OAuth/OICD Authentication

# pg_hba.conf — OAuth authentication support
# Connect with OAuth tokens from identity providers
host  all  all  0.0.0.0/0  oauth  issuer="https://auth.example.com"
                                    audience="postgresql-prod"

Incremental Backup Improvements

# Faster incremental backups with block-level tracking
pg_basebackup -D /backups/full --checkpoint=fast
pg_basebackup -D /backups/incr1 --incremental=/backups/full/backup_manifest

# Combine incrementals for restore
pg_combinebackup /backups/full /backups/incr1 -o /backups/combined

Migration from PostgreSQL 17

Upgrading from PostgreSQL 17 to 18 follows the standard pg_upgrade path.
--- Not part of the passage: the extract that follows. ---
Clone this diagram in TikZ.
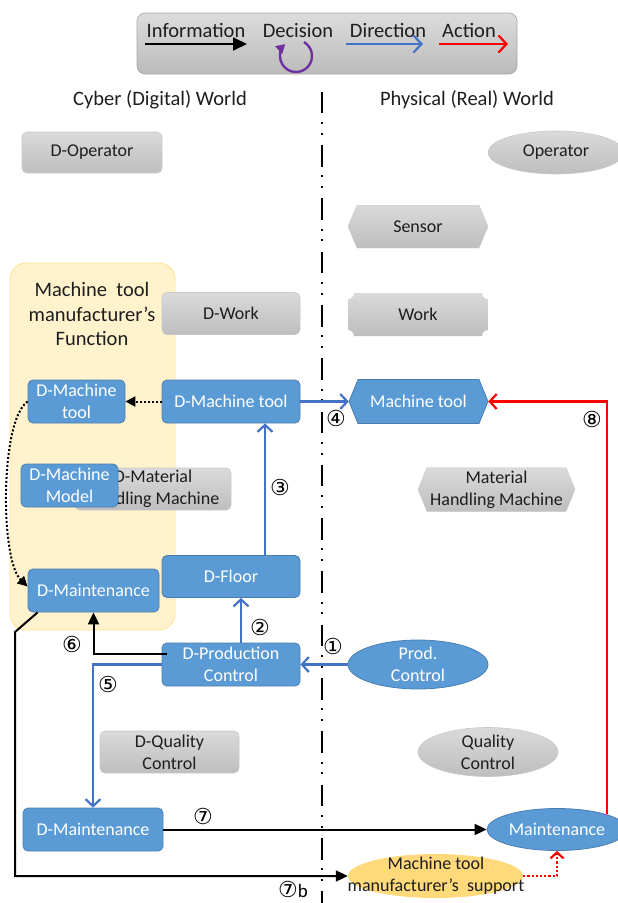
\documentclass[tikz,border=0pt]{standalone}
\usepackage{fontspec}
\setmainfont{Carlito}
\newfontfamily\circfont{DejaVu Sans}
\usetikzlibrary{arrows.meta,shapes.geometric,calc}

\definecolor{boxblue}{HTML}{5B9BD5}
\definecolor{boxline}{HTML}{4A7EB0}
\definecolor{flowblue}{HTML}{4472C4}
\definecolor{graytop}{HTML}{DADADA}
\definecolor{graybot}{HTML}{BEBEBE}
\definecolor{grayline}{HTML}{C8C8C8}
\definecolor{legtop}{HTML}{DCDCDC}
\definecolor{legbot}{HTML}{BBBBBB}
\definecolor{legline}{HTML}{A6A6A6}
\definecolor{mtffill}{HTML}{FFF2CC}
\definecolor{mtfline}{HTML}{FFE38F}
\definecolor{supfill}{HTML}{FFD97A}
\definecolor{actred}{HTML}{FF0000}
\definecolor{decpurple}{HTML}{7030A0}
\definecolor{darktext}{HTML}{1E1E1E}

\tikzset{
  boxtext/.style={font=\fontsize{18}{22}\selectfont, align=center, inner sep=0pt},
  bigtext/.style={font=\fontsize{20.5}{24.5}\selectfont, align=center, inner sep=0pt, text=darktext},
  numfont/.style={font=\circfont\fontsize{22}{22}\selectfont},
  numlabel/.style={numfont, inner sep=0pt},
  bluebox/.style={boxtext, rectangle, rounded corners=5pt, fill=boxblue, draw=boxline,
    line width=0.8pt, text=white},
  graybox/.style={boxtext, rectangle, rounded corners=5pt, top color=graytop,
    bottom color=graybot, draw=grayline, line width=0.6pt, text=darktext},
  grayoval/.style={boxtext, ellipse, top color=graytop, bottom color=graybot,
    draw=grayline, line width=0.6pt, text=darktext},
  blueoval/.style={boxtext, ellipse, fill=boxblue, draw=boxline, line width=0.8pt, text=white},
  grayhex/.style={boxtext, rectangle, text=darktext,
    path picture={\shade[top color=graytop, bottom color=graybot, draw=grayline]
      ([xshift=9pt]path picture bounding box.north west)
      -- ([xshift=-9pt]path picture bounding box.north east)
      -- (path picture bounding box.east)
      -- ([xshift=-9pt]path picture bounding box.south east)
      -- ([xshift=9pt]path picture bounding box.south west)
      -- (path picture bounding box.west) -- cycle;}},
  bluehex/.style={boxtext, rectangle, text=white,
    path picture={\filldraw[fill=boxblue, draw=boxline, line width=0.8pt]
      ([xshift=9pt]path picture bounding box.north west)
      -- ([xshift=-9pt]path picture bounding box.north east)
      -- (path picture bounding box.east)
      -- ([xshift=-9pt]path picture bounding box.south east)
      -- ([xshift=9pt]path picture bounding box.south west)
      -- (path picture bounding box.west) -- cycle;}},
  grayplaque/.style={boxtext, rectangle, text=darktext,
    path picture={\shade[top color=graytop, bottom color=graybot]
      ([xshift=6pt]path picture bounding box.north west)
      -- ([xshift=-6pt]path picture bounding box.north east)
      arc[start angle=180, end angle=270, radius=6pt]
      -- ([yshift=6pt]path picture bounding box.south east)
      arc[start angle=90, end angle=180, radius=6pt]
      -- ([xshift=6pt]path picture bounding box.south west)
      arc[start angle=0, end angle=90, radius=6pt]
      -- ([yshift=-6pt]path picture bounding box.north west)
      arc[start angle=270, end angle=360, radius=6pt] -- cycle;}},
  infoline/.style={draw=black, line width=2pt, -{Triangle[length=12pt, width=11pt]}},
  dotinfo/.style={draw=black, line width=2pt, dotted, -{Triangle[length=10pt, width=10pt]}},
  dirline/.style={draw=flowblue, line width=2.2pt, -{Straight Barb[length=7pt, width=15pt]}},
  actline/.style={draw=actred, line width=2.2pt, -{Straight Barb[length=7pt, width=15pt]}},
  dotact/.style={draw=actred, line width=2.2pt, dotted, -{Straight Barb[length=6pt, width=13pt]}},
  divider/.style={draw=black, line width=2.6pt,
    dash pattern=on 21.6pt off 8.7pt on 2pt off 8.7pt on 2pt off 10.3pt},
}

\begin{document}
\begin{tikzpicture}[x=1pt, y=1pt]
\useasboundingbox (0,0) rectangle (618,-903);

% legend
\node[rectangle, rounded corners=8pt, top color=legtop, bottom color=legbot, draw=legline,
  line width=0.6pt, minimum width=380pt, minimum height=61pt] (legend) at (327,-43.5) {};
\node[bigtext, anchor=base] (tinfo) at (196,-37) {Information};
\node[bigtext, anchor=base] (tdec) at (298,-37) {Decision};
\node[bigtext, anchor=base] (tdir) at (388,-37) {Direction};
\node[bigtext, anchor=base] (tact) at (469,-37) {Action};
\coordinate (li1) at (145,-44); \coordinate (li2) at (247,-44);
\coordinate (ld1) at (346,-44); \coordinate (ld2) at (423,-44);
\coordinate (la1) at (439,-44); \coordinate (la2) at (508,-44);
\coordinate (dc) at (296,-56);
\draw[infoline, -{Triangle[length=14pt, width=13pt]}] (li1) -- (li2);
\draw[dirline, -{Straight Barb[length=8pt, width=17pt]}] (ld1) -- (ld2);
\draw[actline, -{Straight Barb[length=8pt, width=17pt]}] (la1) -- (la2);
\draw[decpurple, line width=2.4pt, -{Triangle[length=9pt, width=10pt]}]
  ([shift={(60:16)}]dc) arc[start angle=60, end angle=-228, radius=16];

% world labels and divider
\node[bigtext] (cyber) at (160,-100) {Cyber (Digital) World};
\node[bigtext] (phys) at (467,-100) {Physical (Real) World};
\coordinate (divtop) at (322,-91.7);
\coordinate (divbot) at (322,-903);
\draw[divider] (divtop) -- (divbot);

% machine tool manufacturer's area
\node[rectangle, rounded corners=16pt, fill=mtffill, draw=mtfline, line width=0.8pt,
  minimum width=165pt, minimum height=367pt] (mtf) at (92.5,-446.5) {};
\node[bigtext] (mtflabel) at (92,-314) {Machine\ \ tool\\manufacturer’s\\Function};

% cyber side
\node[graybox, minimum width=140pt, minimum height=41pt] (dop) at (92,-152.5) {D-Operator};
\node[graybox, minimum width=138pt, minimum height=42pt] (dwork) at (231,-313.5) {D-Work};
\node[bluebox, minimum width=97pt, minimum height=43pt] (dmtl) at (76.5,-401.5) {D-Machine\\tool};
\node[bluebox, minimum width=138pt, minimum height=43pt] (dmt) at (231,-401.5) {D-Machine tool};
\node[graybox, minimum width=156pt, minimum height=42pt] (dmhm) at (153,-489) {D-Material\\Handling Machine};
\node[bluebox, minimum width=97pt, minimum height=43pt] (dmodel) at (69.5,-485.5) {D-Machine\\Model};
\node[bluebox, minimum width=138pt, minimum height=42pt] (dfloor) at (231,-576.5) {D-Floor};
\node[bluebox, minimum width=131pt, minimum height=43pt] (dmaint1) at (93.5,-590.5) {D-Maintenance};
\node[bluebox, minimum width=138pt, minimum height=43pt] (dpc) at (231,-664.5) {D-Production\\Control};
\node[graybox, minimum width=139pt, minimum height=42pt] (dqc) at (169.5,-752) {D-Quality\\Control};
\node[bluebox, minimum width=140pt, minimum height=43pt] (dmaint2) at (93,-829.5) {D-Maintenance};

% physical side
\node[grayoval, minimum width=136pt, minimum height=43pt] (op) at (556,-152.5) {Operator};
\node[grayhex, minimum width=140pt, minimum height=43pt] (sensor) at (418,-226.5) {Sensor};
\node[grayplaque, minimum width=140pt, minimum height=43pt] (work) at (418,-314.5) {Work};
\node[bluehex, minimum width=139pt, minimum height=44pt] (mt) at (418.5,-401.5) {Machine tool};
\node[grayhex, minimum width=157pt, minimum height=44pt] (mhm) at (496.5,-489.5) {Material\\Handling Machine};
\node[blueoval, minimum width=140pt, minimum height=42pt] (pc) at (418,-664.5) {Prod.\\Control};
\node[grayoval, minimum width=140pt, minimum height=42pt] (qc) at (488,-752) {Quality\\Control};
\node[blueoval, minimum width=140pt, minimum height=42pt] (mnt) at (557,-829.5) {Maintenance};
\node[ellipse, fill=supfill, minimum width=175pt, minimum height=44pt, inner sep=0pt] (mts) at (435.5,-876) {};
\node[boxtext, text=darktext] (mtstext) at (436,-876) {Machine tool\\manufacturer’s\ \ support};

% flows
\draw[dotinfo] (dmt.west) -- (dmtl.east);
\draw[dotinfo] (dmtl.west) .. controls (0,-420) and (0,-560) .. ([yshift=4pt]dmaint1.west);
\draw[dirline] (dmt.east) -- (mt.west);
\draw[dirline] ($(dfloor.north)+(34,0)$) -- ($(dmt.south)+(34,0)$);
\draw[dirline] ($(dpc.north)+(10,0)$) -- ($(dfloor.south)+(10,0)$);
\draw[dirline] (pc.west) -- (dpc.east);
\draw[dirline] (dpc.west) -| (dmaint2.north);
\draw[infoline] ([xshift=5pt, yshift=11pt]dpc.west) -| (dmaint1.south);
\draw[infoline] (dmaint2.east) -- (mnt.west);
\coordinate (k0) at ($(dmaint1.south west)+(10,0)$);
\coordinate (k1) at (15,-632);
\coordinate (k2) at (15,-876);
\draw[infoline] (k0) -- (k1) -- (k2) -- (mts.west);
\draw[actline] (mnt.17) |- (mt.east);
\draw[dotact] (mts.east) -| (mnt.south);

% step numbers
\node[numlabel] (n1) at (333,-646) {①};
\node[numlabel] (n2) at (260,-627.5) {②};
\node[numlabel] (n3) at (280,-487) {③};
\node[numlabel] (n4) at (336,-418.5) {④};
\node[numlabel] (n5) at (108,-684) {⑤};
\node[numlabel] (n6) at (72,-644) {⑥};
\node[numlabel] (n7) at (203,-816) {⑦};
\node[inner sep=0pt, font=\fontsize{19}{19}\selectfont] (n7b) at (293,-889) {{\circfont\fontsize{22}{22}\selectfont ⑦}b};
\node[numlabel] (n8) at (592,-419) {⑧};
\end{tikzpicture}
\end{document}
Additionally, test your application thoroughly with the new async I/O behavior:

# Step 1: Install PostgreSQL 18
sudo apt install postgresql-18

# Step 2: Stop both clusters
sudo systemctl stop postgresql@17-main
sudo systemctl stop postgresql@18-main

# Step 3: Run pg_upgrade
sudo -u postgres pg_upgrade   --old-datadir=/var/lib/postgresql/17/main   --new-datadir=/var/lib/postgresql/18/main   --old-bindir=/usr/lib/postgresql/17/bin   --new-bindir=/usr/lib/postgresql/18/bin   --link  # Use hard links (faster, less disk space)

# Step 4: Start PostgreSQL 18 and run post-upgrade
sudo systemctl start postgresql@18-main
sudo -u postgres /usr/lib/postgresql/18/bin/vacuumdb   --all --analyze-in-stages
PostgreSQL database migration process
Step-by-step migration path from PostgreSQL 17 to 18

Key Takeaways

PostgreSQL 18 delivers meaningful performance improvements that most applications will benefit from automatically. Async I/O is the headline feature, but virtual generated columns and improved JSON handling will simplify application code. As a result, plan your upgrade — the performance gains alone justify the migration effort for most production databases.